Blessed Charles de Foucauld.

How interesting that the Holy Father uses the exact phrase that is the title of our first Core class, Journey of Transformation to refer to the experience of someone Pope Francis announced (in late May) would be canonized. Blessed Charles de Foucault went through a series of changes, going from a rich young man leading a dissipated life to a more serious student of geography in the near East, to a deeply spiritual monk, who lived in the desert in Algeria, serving the poorest of the poor. His faith took him into the central core of his being, where the love of God led him to be come a brother, frater, among other brothers, fratelli. Pope Francis mentions two other figures that came up this week in my own Core class, Journey of Transformation. As we discussed the Bhagavad Gita, we learned a bit about Mahatma Gandhi, whose own transformation, through the influence of the Gita as well as the teachings of Jesus, led him from being a quiet, self-effacing lawyer, to the iconic leader of the non-violent movement that led to the overthrow of the British colonial power. As Pope Francis says, Gandhi was an inspiration of "universal fraternity."

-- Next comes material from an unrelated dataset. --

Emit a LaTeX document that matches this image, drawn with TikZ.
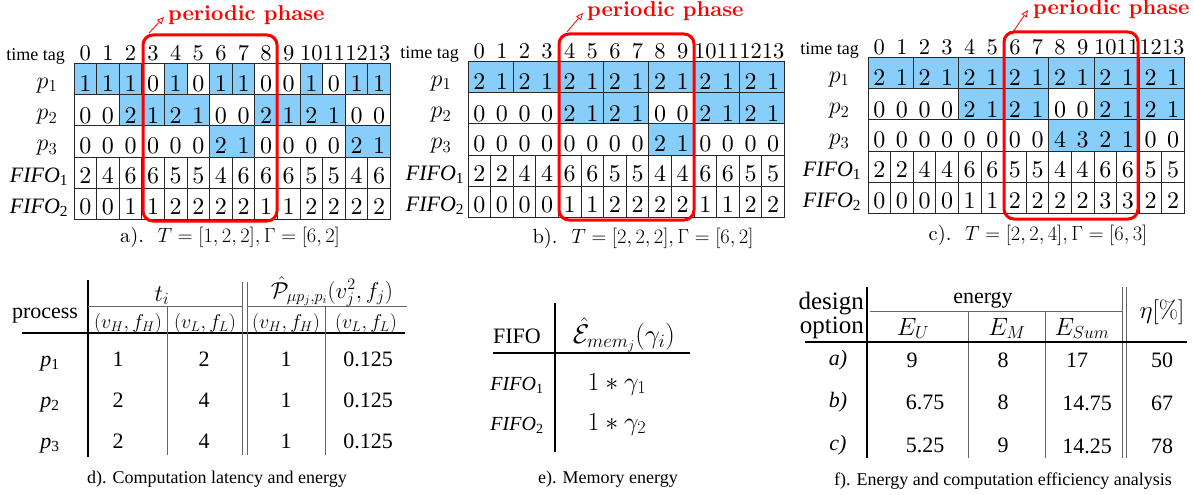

Similarly, Martin Luther King, Jr., also mentioned by Pope Francis, was discussed in our class in relation to Gandhi, whose teachings influenced King in the practice of non-violence. We noted how Gandhi, a Hindu influenced also by the teachings of Jesus, in his turn influenced a Christian minister, King. One transformation led to another, and societies were transformed as a result. King lives on in the fraternity of the Beloved Community he envisioned and sought to create. In order for our society to change today, we (and by "we" I do not mean only Americans) have to start seeing one another not as enemies or rivals but as brothers and sisters, neighbors in the sense of the term used by Jesus in the parable of the Good Samaritan.

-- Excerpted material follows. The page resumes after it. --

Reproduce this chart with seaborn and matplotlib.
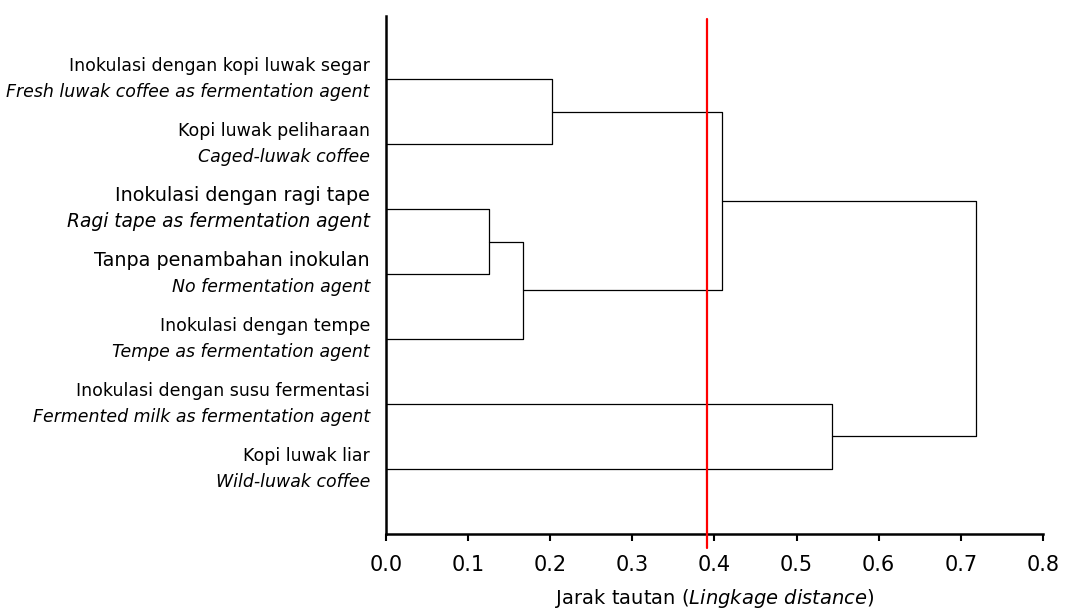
import numpy as np
import pandas as pd
import matplotlib
matplotlib.use("Agg")
import matplotlib.pyplot as plt
import seaborn as sns

# ---------------- data ----------------
# leaves, top to bottom
labels_id = [
    "Inokulasi dengan kopi luwak segar",
    "Kopi luwak peliharaan",
    "Inokulasi dengan ragi tape",
    "Tanpa penambahan inokulan",
    "Inokulasi dengan tempe",
    "Inokulasi dengan susu fermentasi",
    "Kopi luwak liar",
]
labels_en = [
    "Fresh luwak coffee as fermentation agent",
    "Caged-luwak coffee",
    "Ragi tape as fermentation agent",
    "No fermentation agent",
    "Tempe as fermentation agent",
    "Fermented milk as fermentation agent",
    "Wild-luwak coffee",
]

# linkage: node ids merged (leaves 0..6, new clusters 7..12) and linkage distance
merge_left = [0, 2, 8, 7, 5, 10]
merge_right = [1, 3, 4, 9, 6, 11]
merge_height = [0.202, 0.125, 0.167, 0.409, 0.543, 0.718]

cut_distance = 0.391

xtick_values = [0.0, 0.1, 0.2, 0.3, 0.4, 0.5, 0.6, 0.7, 0.8]
xtick_labels = ["0.0", "0.1", "0.2", "0.3", "0.4", "0.5", "0.6", "0.7", "0.8"]

# ---------------- build dendrogram segments ----------------
n = len(labels_id)
node_y = list(range(n))
node_h = [0.0] * n
rows = []
for k, (a, b, h) in enumerate(zip(merge_left, merge_right, merge_height)):
    ya, yb = node_y[a], node_y[b]
    for x, y in [(node_h[a], ya), (h, ya), (h, yb), (node_h[b], yb)]:
        rows.append({"seg": k, "x": x, "y": y})
    node_y.append((ya + yb) / 2.0)
    node_h.append(h)
seg_df = pd.DataFrame(rows)

# ---------------- style ----------------
sns.set_style("white")
plt.rcParams["font.family"] = ["DejaVu Sans"]
plt.rcParams["mathtext.fontset"] = "dejavusans"

fig = plt.figure(figsize=(10.65, 6.12), dpi=100)
ax = fig.add_axes([0.3624, 0.1275, 0.6169, 0.8464])

sns.lineplot(data=seg_df, x="x", y="y", units="seg", estimator=None,
             sort=False, color="black", lw=0.9, ax=ax, legend=False)

ax.axvline(cut_distance, ymin=-0.027, ymax=0.994, color="#ff0000",
           lw=1.6, clip_on=False, zorder=5)

ax.set_xlim(0, 0.8)
ax.set_ylim(7.0, -0.97)
sns.despine(ax=ax)
for side in ("left", "bottom"):
    ax.spines[side].set_linewidth(1.8)
    ax.spines[side].set_color("black")

ax.set_yticks([])
ax.set_ylabel("")
ax.set_xticks(xtick_values, xtick_labels)
ax.tick_params(axis="x", direction="out", length=5, width=1.5, pad=10.5,
               labelsize=15, colors="black", bottom=True)
ax.set_xlabel(r"Jarak tautan ($\mathit{Lingkage\ distance}$)",
              fontsize=14, labelpad=8, color="black")

big_title = {2, 3}
big_sub = {2}
for i in range(n):
    ax.annotate(labels_id[i], xy=(0, i), xycoords="data",
                xytext=(-11.5, 9.6), textcoords="offset points",
                ha="right", va="center", color="black",
                fontsize=13.8 if i in big_title else 12.5)
    ax.annotate(labels_en[i], xy=(0, i), xycoords="data",
                xytext=(-11.5, -9.2), textcoords="offset points",
                ha="right", va="center", color="black", style="italic",
                fontsize=13.4 if i in big_sub else 12.5)

fig.savefig("out.png", dpi=100)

This parable from the Gospel of Luke, which the Pope mentions in the encyclical, tells the story of a man robbed on a journey between Jerusalem and Jericho and, after being passed by and not helped by a priest and then a Levite, is assisted kindly and generously by a Samaritan (Luke 10: 25-37). The story is particularly telling in the choice of characters, with the man (presumably a Jewish man, like Jesus and his audience) being helped by a supposed enemy ("for Jews have no dealings with Samaritans" as the surprised Samaritan woman said to Jesus as he spoke with her in John 4:9). The story represents an unveiling of the eyes of the Samaritan, who is able to see in a stranger, even an enemy, a neighbor in need of help. Fr. Bill McCormick, S. J. in America, describes the Pope's analysis of the parable this way: "… [L]ove, suffuses the text as the great theme of the parable of the good Samaritan. As Pope Francis notes, 'The parable is clear and straightforward, yet it also evokes the interior struggle that each of us experiences as we gradually come to know ourselves through our relationships with our brothers and sisters' (No. 69). In focusing on this interior struggle, he stresses that the primary challenges we face in public life today are spiritual, not theoretical or technocratic. Jesus, Pope Francis writes, asks us not to decide who is close enough to be our neighbor, but rather that we ourselves become neighbors to all' (No. 80)."

The key word here is "become" as we allow ourselves to be transformed into brothers and sisters with everyone, not just those like us, who agree with us, but everyone. The Pope's encyclical, which I look forward to reading, offers a challenge based on the hope that people can change, and that change is what we need in terms of viewing and treating one another as brothers and sisters. The Holy Father is rightly concerned that we have not lived up to this deeply important and necessary challenge in light of the corona virus. However, there is always hope and the ability to transcend the narrow boundaries of our selfishness with a love that recognizes the presence of God, in all others but especially in the marginalized and the peripheries.